WHAT IS REQUIRED. Take from the listing each line that has the string "seaborn".

DATA BLOCK.
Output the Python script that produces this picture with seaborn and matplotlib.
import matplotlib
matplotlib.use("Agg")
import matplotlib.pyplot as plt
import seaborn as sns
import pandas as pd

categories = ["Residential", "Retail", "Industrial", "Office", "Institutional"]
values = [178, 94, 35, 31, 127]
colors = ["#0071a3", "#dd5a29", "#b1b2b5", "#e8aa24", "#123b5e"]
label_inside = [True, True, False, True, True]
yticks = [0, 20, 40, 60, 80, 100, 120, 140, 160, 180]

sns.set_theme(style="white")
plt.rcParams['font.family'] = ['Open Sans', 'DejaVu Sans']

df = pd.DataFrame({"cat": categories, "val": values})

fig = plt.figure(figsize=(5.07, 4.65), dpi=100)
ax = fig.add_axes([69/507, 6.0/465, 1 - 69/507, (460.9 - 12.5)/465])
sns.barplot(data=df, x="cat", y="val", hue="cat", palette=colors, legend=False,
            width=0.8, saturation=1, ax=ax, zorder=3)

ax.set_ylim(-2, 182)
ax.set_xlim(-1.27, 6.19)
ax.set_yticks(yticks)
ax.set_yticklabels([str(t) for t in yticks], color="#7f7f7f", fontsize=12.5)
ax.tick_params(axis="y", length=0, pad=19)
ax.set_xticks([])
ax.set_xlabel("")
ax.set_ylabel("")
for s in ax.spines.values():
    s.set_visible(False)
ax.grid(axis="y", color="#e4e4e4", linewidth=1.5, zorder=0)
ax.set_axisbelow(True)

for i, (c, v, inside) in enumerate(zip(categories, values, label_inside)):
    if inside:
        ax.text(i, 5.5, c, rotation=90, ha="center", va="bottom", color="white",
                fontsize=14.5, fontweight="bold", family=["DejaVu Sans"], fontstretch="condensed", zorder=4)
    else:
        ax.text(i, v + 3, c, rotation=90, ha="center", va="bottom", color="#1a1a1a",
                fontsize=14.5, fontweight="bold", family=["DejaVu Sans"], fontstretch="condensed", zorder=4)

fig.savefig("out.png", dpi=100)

OUTPUT.
Output the Python script that produces this picture with seaborn and matplotlib.
import seaborn as sns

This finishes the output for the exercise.